> _PROBLEM TO WORK ON_: Will you output the lines between the ones holding "Convert this chart to Altair code." and "m in months]", inclusive, exactly as they stand, and only those lines, with the pictures left out?
──────
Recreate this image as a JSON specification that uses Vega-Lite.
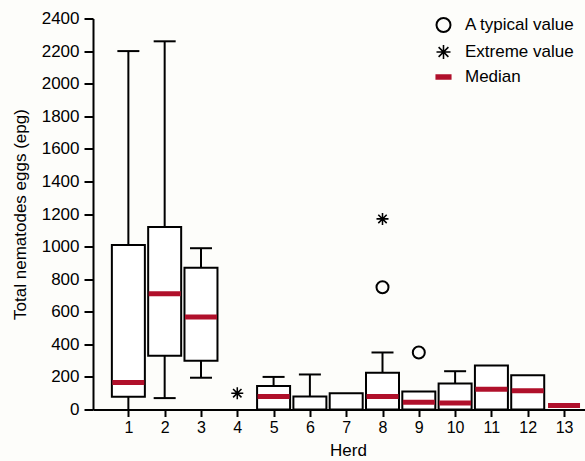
{
  "$schema": "https://vega.github.io/schema/vega-lite/v6.json",
  "width": 492,
  "height": 391,
  "autosize": {"type": "none"},
  "padding": {"left": 93, "top": 18.5, "right": 0, "bottom": 51.5},
  "background": "#fdfdfa",
  "config": {
    "view": {"stroke": null},
    "font": "Liberation Sans",
    "axis": {
      "grid": false,
      "domainColor": "black",
      "tickColor": "black",
      "labelColor": "black",
      "titleColor": "black",
      "domainWidth": 2,
      "tickWidth": 2,
      "labelFont": "Liberation Sans",
      "titleFont": "Liberation Sans",
      "titleFontWeight": "normal",
      "labelOverlap": false
    },
    "axisY": {
      "values": [0,200,400,600,800,1000,1200,1400,1600,1800,2000,2200,2400],
      "tickCount": 13,
      "format": "d",
      "labelFontSize": 17,
      "titleFontSize": 17,
      "tickSize": 9,
      "labelPadding": 5
    }
  },
  "datasets": {
    "boxes": [
      {"herd": 1, "q1": 78, "q3": 1010, "median": 165, "wlo": 0, "whi": 2200},
      {"herd": 2, "q1": 330, "q3": 1120, "median": 710, "wlo": 70, "whi": 2260},
      {"herd": 3, "q1": 300, "q3": 870, "median": 568, "wlo": 195, "whi": 990},
      {"herd": 5, "q1": 0, "q3": 145, "median": 80, "wlo": 0, "whi": 200},
      {"herd": 6, "q1": 0, "q3": 80, "median": null, "wlo": 0, "whi": 215},
      {"herd": 7, "q1": 0, "q3": 100, "median": null, "wlo": null, "whi": null},
      {"herd": 8, "q1": 0, "q3": 225, "median": 80, "wlo": 0, "whi": 350},
      {"herd": 9, "q1": 0, "q3": 110, "median": 45, "wlo": null, "whi": null},
      {"herd": 10, "q1": 0, "q3": 160, "median": 40, "wlo": 0, "whi": 235},
      {"herd": 11, "q1": 0, "q3": 270, "median": 125, "wlo": null, "whi": null},
      {"herd": 12, "q1": 0, "q3": 210, "median": 115, "wlo": null, "whi": null},
      {"herd": 13, "q1": null, "q3": null, "median": 25, "wlo": null, "whi": null}
    ],
    "points": [
      {"herd": 8, "value": 750, "kind": "A typical value"},
      {"herd": 9, "value": 350, "kind": "A typical value"},
      {"herd": 4, "value": 100, "kind": "Extreme value"},
      {"herd": 8, "value": 1170, "kind": "Extreme value"}
    ]
  },
  "layer": [
    {
      "data": {"name": "boxes"},
      "transform": [{"filter": "datum.whi != null"}],
      "mark": {"type": "rule", "color": "black", "strokeWidth": 2},
      "encoding": {
        "x": {"field": "herd", "type": "quantitative",
          "scale": {"domain": [0.1636, 13.44], "nice": false, "zero": false},
          "axis": {"values": [1,2,3,4,5,6,7,8,9,10,11,12,13], "format": "d", "title": "Herd",
            "labelFontSize": 16, "titleFontSize": 17, "tickSize": 7, "labelPadding": 3,
            "titleX": 255, "titleY": 33, "titleBaseline": "top", "titleAnchor": null}},
        "y": {"field": "wlo", "type": "quantitative",
          "scale": {"domain": [0, 2400], "nice": false},
          "axis": {"values": [0,200,400,600,800,1000,1200,1400,1600,1800,2000,2200,2400],
            "title": "Total nematodes eggs (epg)", "titleX": -64, "titleY": 195.5, "titleAngle": 270,
            "titleBaseline": "bottom", "titleAlign": "center"}},
        "y2": {"field": "whi"}
      }
    },
    {
      "data": {"name": "boxes"},
      "transform": [{"filter": "datum.whi != null"}],
      "mark": {"type": "tick", "orient": "horizontal", "color": "black", "size": 22, "thickness": 2, "opacity": 1},
      "encoding": {
        "x": {"field": "herd", "type": "quantitative"},
        "y": {"field": "whi", "type": "quantitative"}
      }
    },
    {
      "data": {"name": "boxes"},
      "transform": [{"filter": "datum.wlo > 0"}],
      "mark": {"type": "tick", "orient": "horizontal", "color": "black", "size": 22, "thickness": 2, "opacity": 1},
      "encoding": {
        "x": {"field": "herd", "type": "quantitative"},
        "y": {"field": "wlo", "type": "quantitative"}
      }
    },
    {
      "data": {"name": "boxes"},
      "transform": [{"filter": "datum.q3 != null"}],
      "mark": {"type": "bar", "orient": "vertical", "size": 33, "fill": "white", "stroke": "black", "strokeWidth": 2},
      "encoding": {
        "x": {"field": "herd", "type": "quantitative"},
        "y": {"field": "q1", "type": "quantitative"},
        "y2": {"field": "q3"}
      }
    },
    {
      "data": {"name": "boxes"},
      "transform": [{"filter": "datum.median != null"}],
      "mark": {"type": "tick", "orient": "horizontal", "color": "#b0102b", "size": 32, "thickness": 5, "opacity": 1},
      "encoding": {
        "x": {"field": "herd", "type": "quantitative"},
        "y": {"field": "median", "type": "quantitative"}
      }
    },
    {
      "data": {"name": "points"},
      "mark": {"type": "point", "filled": false, "size": 144, "opacity": 1},
      "encoding": {
        "x": {"field": "herd", "type": "quantitative"},
        "y": {"field": "value", "type": "quantitative"},
        "shape": {"field": "kind", "type": "nominal",
          "scale": {"domain": ["A typical value", "Extreme value", "Median"],
            "range": ["circle", "M-1,0L1,0M0,-1L0,1M-0.7,-0.7L0.7,0.7M-0.7,0.7L0.7,-0.7", "M-1.15,-0.3H1.15M-1.15,-0.15H1.15M-1.15,0H1.15M-1.15,0.15H1.15M-1.15,0.3H1.15"]},
          "legend": {"title": null, "orient": "none", "legendX": 342, "legendY": -2, "padding": 0,
            "labelFontSize": 17, "labelFont": "Liberation Sans", "labelColor": "black", "symbolSize": 196, "labelOffset": 13,
            "rowPadding": 5, "symbolOpacity": 1, "symbolStrokeWidth": 1.8}},
        "color": {"field": "kind", "type": "nominal",
          "scale": {"domain": ["A typical value", "Extreme value", "Median"],
            "range": ["black", "black", "#b0102b"]}},
        "strokeWidth": {"field": "kind", "type": "nominal",
          "scale": {"domain": ["A typical value", "Extreme value", "Median"],
            "range": [2, 1.1, 2]}}
      }
    }
  ]
}
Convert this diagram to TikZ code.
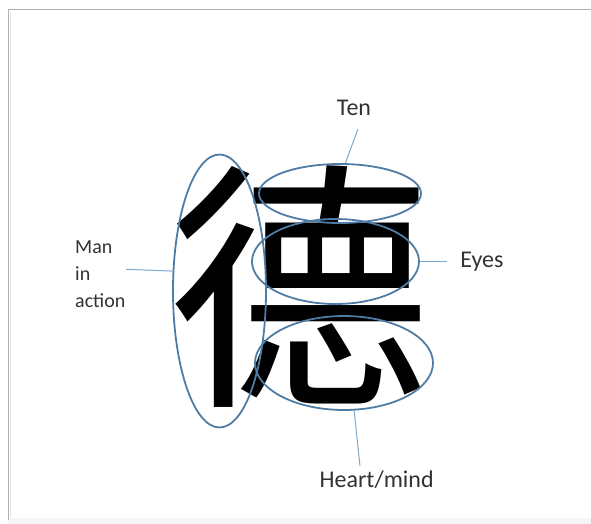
\documentclass[tikz,border=0pt]{standalone}
\usepackage{fontspec}
\setmainfont{Carlito}
\newfontfamily\cjk{Noto Sans CJK SC}
\usetikzlibrary{shapes.geometric}
\definecolor{ringblue}{RGB}{79,124,164}
\definecolor{leadblue}{RGB}{125,168,208}
\definecolor{labelgray}{RGB}{50,50,50}

\begin{document}
\begin{tikzpicture}[x=1pt,y=-1pt,
 ring/.style={ellipse,draw=ringblue,line width=1.8pt,inner sep=0pt},
 lead/.style={draw=leadblue,line width=1pt},
 lbl/.style={text=labelgray,font=\fontsize{24}{24}\selectfont,inner sep=0pt}]
\useasboundingbox (0,0) rectangle (591,524);
% frame of the slide
\fill[gray!8] (8,518) rectangle (591,524);
\draw[gray!20,line width=1.5pt] (10.5,12) -- (10.5,517);
\draw[gray!60,line width=1.2pt] (8.5,520) -- (8.5,9.5) -- (591,9.5);
% the character
\node[inner sep=0pt,font=\cjk\fontsize{262}{262}\selectfont] (de) at (299,287) {德};
% parts
\node[ring,minimum width=93pt,minimum height=273pt] (man) at (219.5,291) {};
\node[ring,minimum width=162pt,minimum height=59pt] (ten) at (340,193.5) {};
\node[ring,minimum width=167pt,minimum height=85pt] (eyes) at (335.5,261.5) {};
\node[ring,minimum width=178pt,minimum height=94pt] (heart) at (344,363) {};
% labels
\node[lbl,anchor=base] (tenlbl) at (354,115) {Ten};
\node[lbl,anchor=base] (eyeslbl) at (482,267.4) {Eyes};
\node[lbl,anchor=base] (heartlbl) at (376.7,487.3) {Heart/mind};
\node[lbl,font=\fontsize{20}{26.8}\selectfont,align=left,anchor=base west] (manlbl) at (75,307) {Man\\in\\action};
\coordinate (tentip) at (358,129);
\coordinate (eyestip) at (447,261.5);
\coordinate (hearttip) at (360,466);
\coordinate (mantip) at (126,269.3);
\draw[lead] (ten.80) -- (tentip);
\draw[lead] (eyes.east) -- (eyestip);
\draw[lead] (heart.-78) -- (hearttip);
\draw[lead] (man.157) -- (mantip);
\end{tikzpicture}
\end{document}
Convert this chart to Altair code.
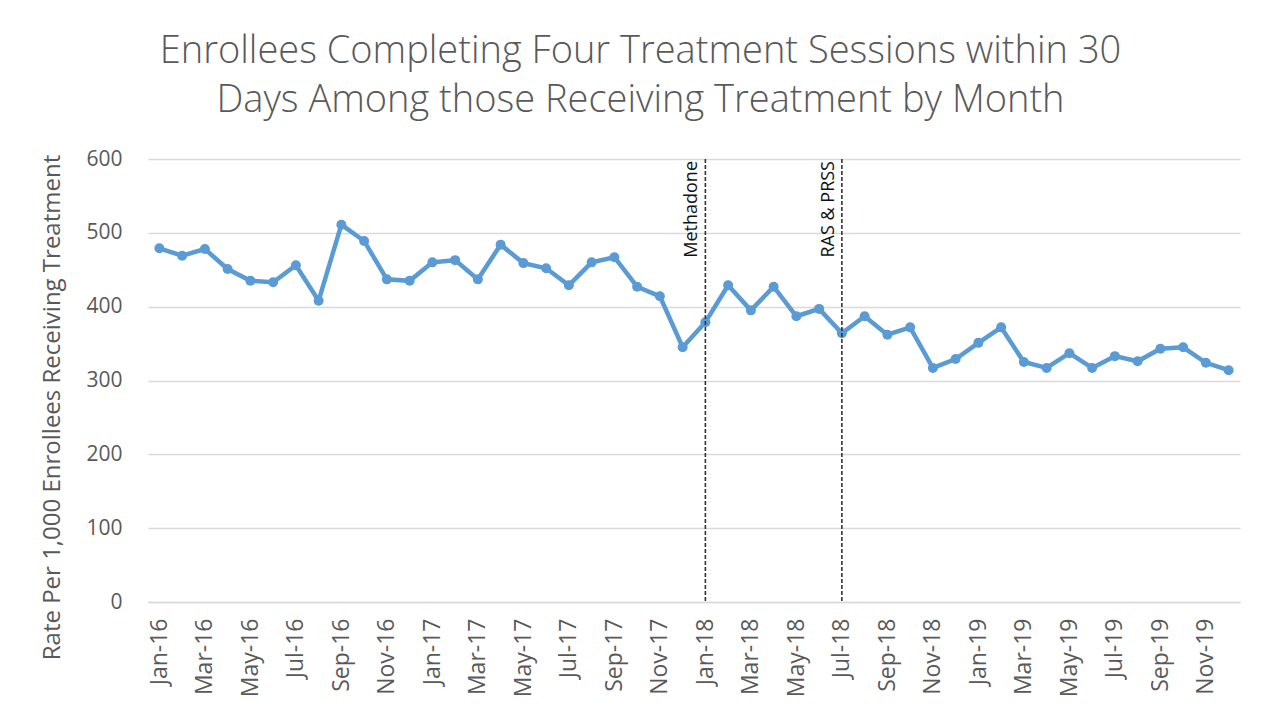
import altair as alt
import pandas as pd

months = ["Jan", "Feb", "Mar", "Apr", "May", "Jun", "Jul", "Aug", "Sep", "Oct", "Nov", "Dec"]
years = ["16", "17", "18", "19"]
labels = [f"{m}-{y}" for y in years for m in months]

rates = [479, 469, 478, 451, 435, 433, 456, 408, 511, 489, 437, 435,
         460, 463, 437, 484, 459, 452, 429, 460, 467, 427, 414, 345,
         379, 429, 395, 427, 387, 397, 364, 387, 362, 372, 317, 329,
         351, 372, 325, 317, 337, 317, 333, 326, 343, 345, 324, 314]

event_months = ["Jan-18", "Jul-18"]
event_names = ["Methadone", "RAS & PRSS"]
y_ticks = [0, 100, 200, 300, 400, 500, 600]

df = pd.DataFrame({"month": labels, "rate": rates})
ev = pd.DataFrame({"month": event_months, "name": event_names, "top": [600, 600], "bottom": [0, 0]})

tick_vals = labels[::2]

xscale = alt.Scale(type="point", domain=labels, padding=0.5)
yscale = alt.Scale(domain=[0, 600])

x_enc = alt.X("month:O", scale=xscale, sort=labels,
              axis=alt.Axis(values=tick_vals, labelAngle=-90, title=None, labelFontSize=23,
                            labelColor="#595959", labelFont="Open Sans", ticks=False,
                            domainColor="#D9D9D9", domainWidth=1.5, labelPadding=16,
                            grid=False, labelBaseline="middle", labelAlign="right"))

line = alt.Chart(df).mark_line(color="#5B9BD5", strokeWidth=4.5,
                               point=alt.OverlayMarkDef(color="#5B9BD5", size=100, opacity=1)).encode(
    x=x_enc,
    y=alt.Y("rate:Q", scale=yscale,
            axis=alt.Axis(values=y_ticks, title="Rate Per 1,000 Enrollees Receiving  Treatment",
                          titleFontSize=24, titleFont="Open Sans", titleFontWeight="normal", titleColor="#595959",
                          labelFontSize=21, labelFont="Open Sans", labelColor="#595959",
                          ticks=False, domain=False, gridColor="#D9D9D9", gridWidth=1.3,
                          labelPadding=26, titlePadding=21, titleY=248))
)

rules = alt.Chart(ev).mark_rule(color="#333333", strokeDash=[4, 2], strokeWidth=1.6).encode(
    x=alt.X("month:O", scale=xscale, sort=labels),
    y=alt.Y("top:Q", scale=yscale),
    y2="bottom:Q",
)

texts = alt.Chart(ev).mark_text(angle=270, align="right", baseline="alphabetic", fontSize=18,
                                font="Open Sans", color="#111111", dx=-2, dy=-8).encode(
    x=alt.X("month:O", scale=xscale, sort=labels),
    y=alt.Y("top:Q", scale=yscale),
    text="name:N",
)

chart = alt.layer(line, rules, texts).properties(
    width=1092, height=443,
    background="white",
    title=alt.TitleParams(
        text=["Enrollees Completing Four Treatment Sessions within 30",
              "Days Among those Receiving Treatment by Month"],
        fontSize=38, font="Open Sans", fontWeight=300, color="#595959",
        anchor="middle", frame="bounds", lineHeight=49, offset=28,
    ),
    autosize="none",
    padding={"left": 140, "top": 151, "right": 17, "bottom": 113},
).configure_view(strokeWidth=0, stroke=None)

chart.save("out.html", embed_options={"renderer": "svg", "actions": False})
──────
> _RESPONSE TO THIS EXERCISE_:
Convert this chart to Altair code.
import altair as alt
import pandas as pd

months = ["Jan", "Feb", "Mar", "Apr", "May", "Jun", "Jul", "Aug", "Sep", "Oct", "Nov", "Dec"]
years = ["16", "17", "18", "19"]
labels = [f"{m}-{y}" for y in years for m in months]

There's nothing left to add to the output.